By Maxwell Modell

If you want your employees to do their best work, trust them to take care of their needs, which might be taking a Nap!

I’m guessing you want your workplace to be somewhere where your employees can work at their best? Indeed employers have a responsibility to their shareholders, clients AND employees to ensure that people who work for them are provided with the physical space and culture within which they can do their best work. Part of this wellbeing support is keeping people refreshed and energised, and endorsing short power naps can do thisKeeping your employees fully charged through the day is not just about providing on-site gyms and free fruit it’s about giving them the flexibility and autonomy around their working day, including allowing them to nap, without shame or stigma.

 

Indeed in a feature in The Telegraph “How power-napping could revolutionise the workplace”, journalist Anna Hart says that making napping accessible, so called “nap-friendliness could be the truest sign of a genuinely progressive workplace.”

 

The relationship between leadership and employees plays a core role in this. Your employees want to succeed and have the skill sets to do so, however, micromanaging their every move can limit their effectiveness.
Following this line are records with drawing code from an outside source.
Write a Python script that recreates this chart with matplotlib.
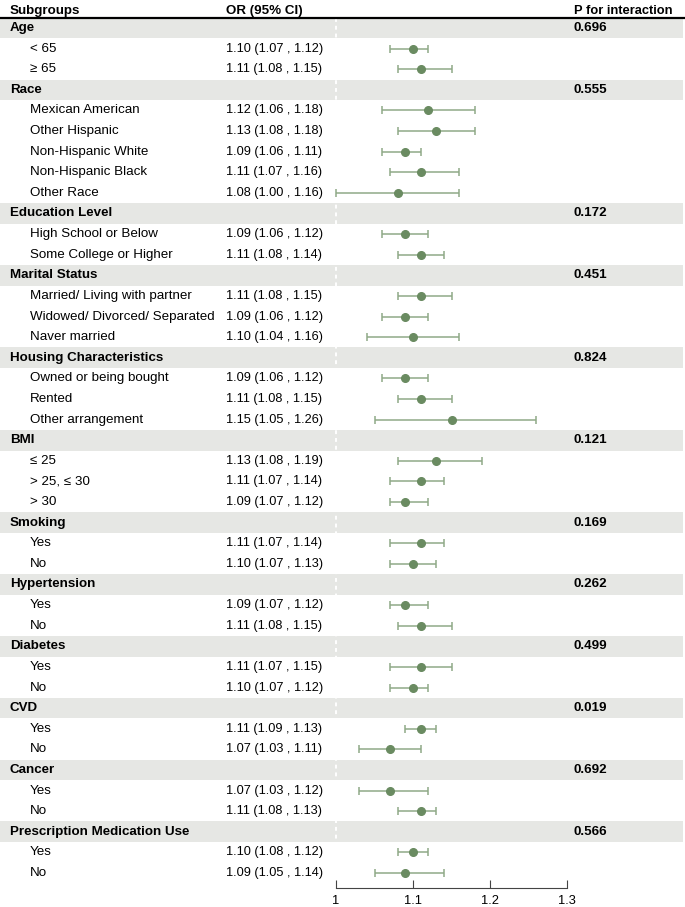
import matplotlib
matplotlib.use("Agg")
import matplotlib.pyplot as plt
import matplotlib.transforms as mtransforms

plt.rcParams['font.family'] = ['Liberation Sans', 'DejaVu Sans']

# data
groups = ["Age", "Race", "Education Level", "Marital Status", "Housing Characteristics",
          "BMI", "Smoking", "Hypertension", "Diabetes", "CVD", "Cancer",
          "Prescription Medication Use"]
p_inter = ["0.696", "0.555", "0.172", "0.451", "0.824", "0.121", "0.169", "0.262",
           "0.499", "0.019", "0.692", "0.566"]
sub_labels = [
    ["< 65", "\u2265 65"],
    ["Mexican American", "Other Hispanic", "Non-Hispanic White", "Non-Hispanic Black", "Other Race"],
    ["High School or Below", "Some College or Higher"],
    ["Married/ Living with partner", "Widowed/ Divorced/ Separated", "Naver married"],
    ["Owned or being bought", "Rented", "Other arrangement"],
    ["\u2264 25", "> 25, \u2264 30", "> 30"],
    ["Yes", "No"], ["Yes", "No"], ["Yes", "No"], ["Yes", "No"], ["Yes", "No"], ["Yes", "No"],
]
or_est = [[1.10, 1.11], [1.12, 1.13, 1.09, 1.11, 1.08], [1.09, 1.11], [1.11, 1.09, 1.10],
          [1.09, 1.11, 1.15], [1.13, 1.11, 1.09], [1.11, 1.10], [1.09, 1.11], [1.11, 1.10],
          [1.11, 1.07], [1.07, 1.11], [1.10, 1.09]]
or_lo = [[1.07, 1.08], [1.06, 1.08, 1.06, 1.07, 1.00], [1.06, 1.08], [1.08, 1.06, 1.04],
         [1.06, 1.08, 1.05], [1.08, 1.07, 1.07], [1.07, 1.07], [1.07, 1.08], [1.07, 1.07],
         [1.09, 1.03], [1.03, 1.08], [1.08, 1.05]]
or_hi = [[1.12, 1.15], [1.18, 1.18, 1.11, 1.16, 1.16], [1.12, 1.14], [1.15, 1.12, 1.16],
         [1.12, 1.15, 1.26], [1.19, 1.14, 1.12], [1.14, 1.13], [1.12, 1.15], [1.15, 1.12],
         [1.13, 1.11], [1.12, 1.13], [1.12, 1.14]]
ticks = [1, 1.1, 1.2, 1.3]

W, H = 685, 907
fig = plt.figure(figsize=(W / 100, H / 100), dpi=100)

row0 = 28.0      # pixel y of first row
step = 20.61     # pixel row height
px_per_unit = 770.0
x1_px = 336.0

ax = fig.add_axes([0, 0, 1, 1])
ax.set_xlim(1 - x1_px / px_per_unit, 1 + (W - x1_px) / px_per_unit)
ax.set_ylim((H - row0) / step, -row0 / step)
ax.axis("off")

trans = mtransforms.blended_transform_factory(ax.transAxes, ax.transData)

band_col = "#e6e7e4"
pt_col = "#6a8b61"
ci_col = "#8fa987"
fs = 9.6
fs_num = 9.2

# header
hy = (10.5 - row0) / step
ax.text(10 / W, hy, "Subgroups", transform=trans, fontsize=fs, fontweight="bold", va="center")
ax.text(226 / W, hy, "OR (95% CI)", transform=trans, fontsize=fs, fontweight="bold", va="center")
ax.text(574 / W, hy, "P for interaction", transform=trans, fontsize=9.3, fontweight="bold", va="center")
ax.axhline((18 - row0) / step, color="black", lw=1.6)

r = 0
for g, grp in enumerate(groups):
    ax.axhspan(r - 0.5, r + 0.5, xmin=0, xmax=683 / W, color=band_col, lw=0, zorder=0)
    ax.text(10 / W, r, grp, transform=trans, fontsize=fs, fontweight="bold", va="center")
    ax.text(574 / W, r, p_inter[g], transform=trans, fontsize=fs, fontweight="bold", va="center")
    r += 1
    for k, lab in enumerate(sub_labels[g]):
        est, lo, hi = or_est[g][k], or_lo[g][k], or_hi[g][k]
        ax.text(30 / W, r, lab, transform=trans, fontsize=fs, va="center")
        ax.text(226 / W, r, f"{est:.2f} ({lo:.2f} , {hi:.2f})", transform=trans,
                fontsize=fs_num, va="center")
        ax.errorbar(est, r, xerr=[[est - lo], [hi - est]], fmt="none", ecolor=ci_col,
                    elinewidth=1.1, capsize=3, capthick=1.1, zorder=3)
        ax.plot(est, r, "o", color=pt_col, markersize=5.5, zorder=4)
        r += 1

# white dotted reference line at OR = 1
ax.plot([1, 1], [-0.5, r - 0.5], color="white", lw=1.4, ls=(0, (2, 2)), zorder=1)

# x axis
axis_y_px = 888
bx = fig.add_axes([x1_px / W, (H - axis_y_px) / H, (ticks[-1] - 1) * px_per_unit / W, 0.02])
bx.set_xlim(ticks[0], ticks[-1])
bx.set_xticks(ticks)
bx.set_xticklabels(["1", "1.1", "1.2", "1.3"])
bx.set_yticks([])
bx.patch.set_visible(False)
for s in ["top", "left", "right"]:
    bx.spines[s].set_visible(False)
bx.spines["bottom"].set_color("#444444")
bx.spines["bottom"].set_linewidth(0.8)
bx.tick_params(axis="x", direction="in", length=6, width=0.8, color="#444444",
               labelsize=9.3, pad=5)

fig.savefig("out.png", dpi=100)
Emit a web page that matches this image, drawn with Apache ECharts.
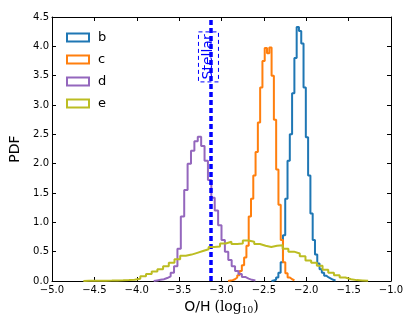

This is because a core tenet of any successful employer/employee relationship is trust. 

 

Every employee is a different and unique asset to your business with differences in perspective, habits of mind, and working behaviour. To allow them to thrive you need to accommodate these differences. One important consideration is different sleeping habits. Different entrenched bedtime habits, working hours, and sleep disorders can all lead to employees operating on totally different sleep schedules. Not only does this mean that employee performance will peak at different times during the day, but that some employees will be more susceptible to performance-limiting phenomena such as the natural afternoon dip in our circadian rhythm, aka the afternoon slump. This means it is important to ensure employees have the opportunity to rest during the day if they feel they need a boost. Allowing employees to nap is a great solution. This is not authoritarian, saying employees have to nap in the afternoon, but holistic, saying that they can if they feel they need to in order to boost performance. After all, employees have the most intimate understanding of the rest they require.

 

By allowing employees to nap you are trusting them to take control of their performance and rest if they feel they need to, in order to achieve their work goals.